# Is it time for me to switch to Photoshop?



## HulkNotes (Aug 12, 2018)

Quick background: I'm a newbie in photography, let alone post-editing. 

Been too afraid of Photoshop because it easy confuses me. I've been using Picktorial for the past 6 months and it's been great. There's so much convenience in the features but lately I'm thinking of trying out photoshop for more advanced knowledge on photo editing. 

My current software's best feature I think is its patch tool. I don't know if it has a better patch tool than Photoshop but here's an idea: https://www.picktorial.com/blog?aid=100012. I'm not sure I can flawlessly use patch tool for huge areas in HD images in one go. Or can I?

Anyway, added to my reasons for possible switching is that most of editing tutorials I watch/follow often use photoshop. 

Sorry it's a long post but that's it. I'll be happy to hear any thoughts on this. Thanks


----------



## Corday (Mar 3, 2010)

It seems you might be a MAc user. If so, please indicate it in your UserCP.


----------



## WereBo (Apr 5, 2008)

Hi HulkNotes and welcome to TSF :wave:

Although Photoshop is amongst the best out there, it's extremely expensive for what you'd use in it, it's very easy to get 'swamped' by features, most of which are never used, even by professional photographers.

There's a lot of cheaper or free editors that are just as good i.e. '*The Gimp*' is freeware and very excellent.


----------



## HulkNotes (Aug 12, 2018)

Corday said:


> It seems you might be a MAc user. If so, please indicate it in your UserCP.


Got it. Will edit my profile in a bit. Thanks.



WereBo said:


> Hi HulkNotes and welcome to TSF :wave:
> 
> Although Photoshop is amongst the best out there, it's extremely expensive for what you'd use in it, it's very easy to get 'swamped' by features, most of which are never used, even by professional photographers.
> 
> There's a lot of cheaper or free editors that are just as good i.e. '*The Gimp*' is freeware and very excellent.


I checked the link and it seems pretty impressive. You're right, I usually just hear about photoshop and aside from the price, I think it's pretty complicated. Will try Gimp and see how it goes.

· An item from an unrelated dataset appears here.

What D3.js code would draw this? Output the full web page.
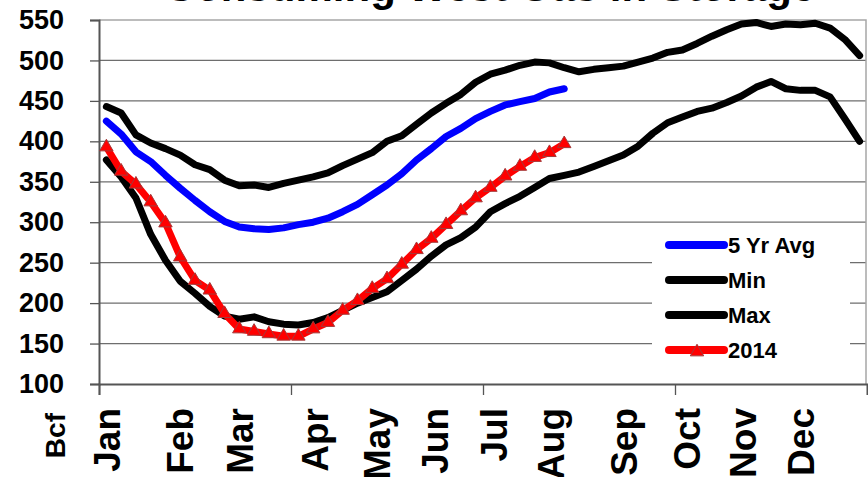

Thanks a lot.


----------



## liljackie (Aug 5, 2018)

If you are afraid of photoshop, then you can use Lightroom. It is easier


----------



## yustr (Sep 27, 2004)

I've used many different software and the key to me is being able to work layers. PS is powerful, expensive and complicated. GIMP is free and complicated. Lightroom is a good place to manage your pics but I find I do most of my editing in PS Elements. I shoot in RAW (you should too) and Elements handles those files. Other software might not. Check before you invest $ and time.


----------



## Done_Fishin (Oct 10, 2006)

GIMP + DARKTABLE for me .. opens up my Nikon .NEF RAW files. Opens in DARKTABLE when I select to open in GIMP, then transfers the photo to GIMP when I close it, don't even need to do anything in DARKTABLE. The two work together to allow you the full advantage of working with RAW.


----------